Article from Mexican Labor News & Analysis
Published by UE International.

Date published: March 2016

Web version:

Downturn in Steel Sales Led to Layoffs

The layoffs that sparked the strike were a result of a decline in the world steel market. Areclor Mittal, with operations in 60 countries and some 210,000 employees worldwide, has some 8,500 employees in Mexico, 7,600 in the port of Lázaro Cárdenas. The international corporation produced more than 114 million tons of crude steel in 2015, shipping some 84.6 million tons.

But with a surplus production of steel on the world market, the Luxembourg-based company, which is the world leader in the industry, posted a net loss of $7.9 billion for 2015. In an attempt to improve its situation, the company decided to layoff the Mexican workers while working on new equipment and organization to improve productivity.

Secretary of Labor Seeks Peaceful Outcome

When the Miners and Metalworkers struck, the Secretary of Labor declared their strike illegal, and it seemed as if the workers would be in for the usual violent scenario. In 2006, President Vicente Fox’s government sent in police to break a strike by Local 271 at SICARTSA in Lázaro Cárdenas, killing two workers and injuring dozens of others. On this occasion, state and federal police were sent to the area of the plant, but the Secretary of Labor surprisingly opted for negotiations rather than repression.
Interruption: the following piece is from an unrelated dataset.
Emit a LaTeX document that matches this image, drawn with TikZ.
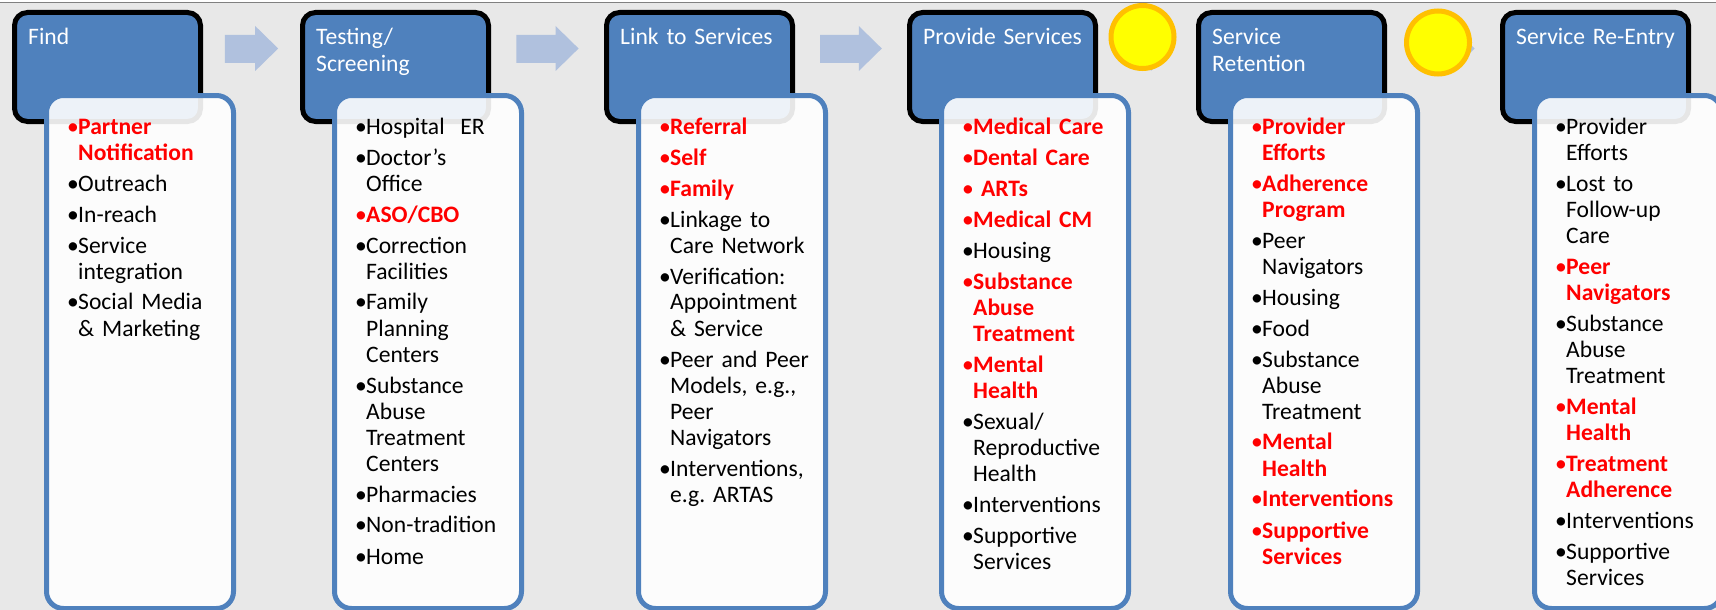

Labor authorities commonly declare strikes illegal in Mexico. In the past, the labor authorities have refused to recognize miners’ strikes by the same union in Taxco, Guerrero; Sombrerete, Zacatecas; and Cananea, Sonora. And the authorities have often cooperated with the mining companies in attempts to dislodge the SNTMMRM and replace it with a pliant company union. So the agreement by the Secretary of Labor to oversee negotiations outside of the usual legal process was extraordinary.

International Labor Solidarity Playes a Role

The striking metalworkers received support from the United Steel Workers of Canada and the United States whose president Leo W. Gerard sent a letter to Mexican President Enrique Peña Nieto and to Secretary of Labor stating that there was “great concern” in many countries over the lack of human and labor rights in Mexico. Gerard insisted that the right to strike of the ArcelorMittal workers be respected. Local 271 also had the backing of IndustriALL , an international federation of industrial unions.

It is too early to say whether or not Secretary of Labor Navarrete Prida’s handling of this strike represents an exception to the rule or the beginning of a new government policy, but his handling of this strike certainly deserves note.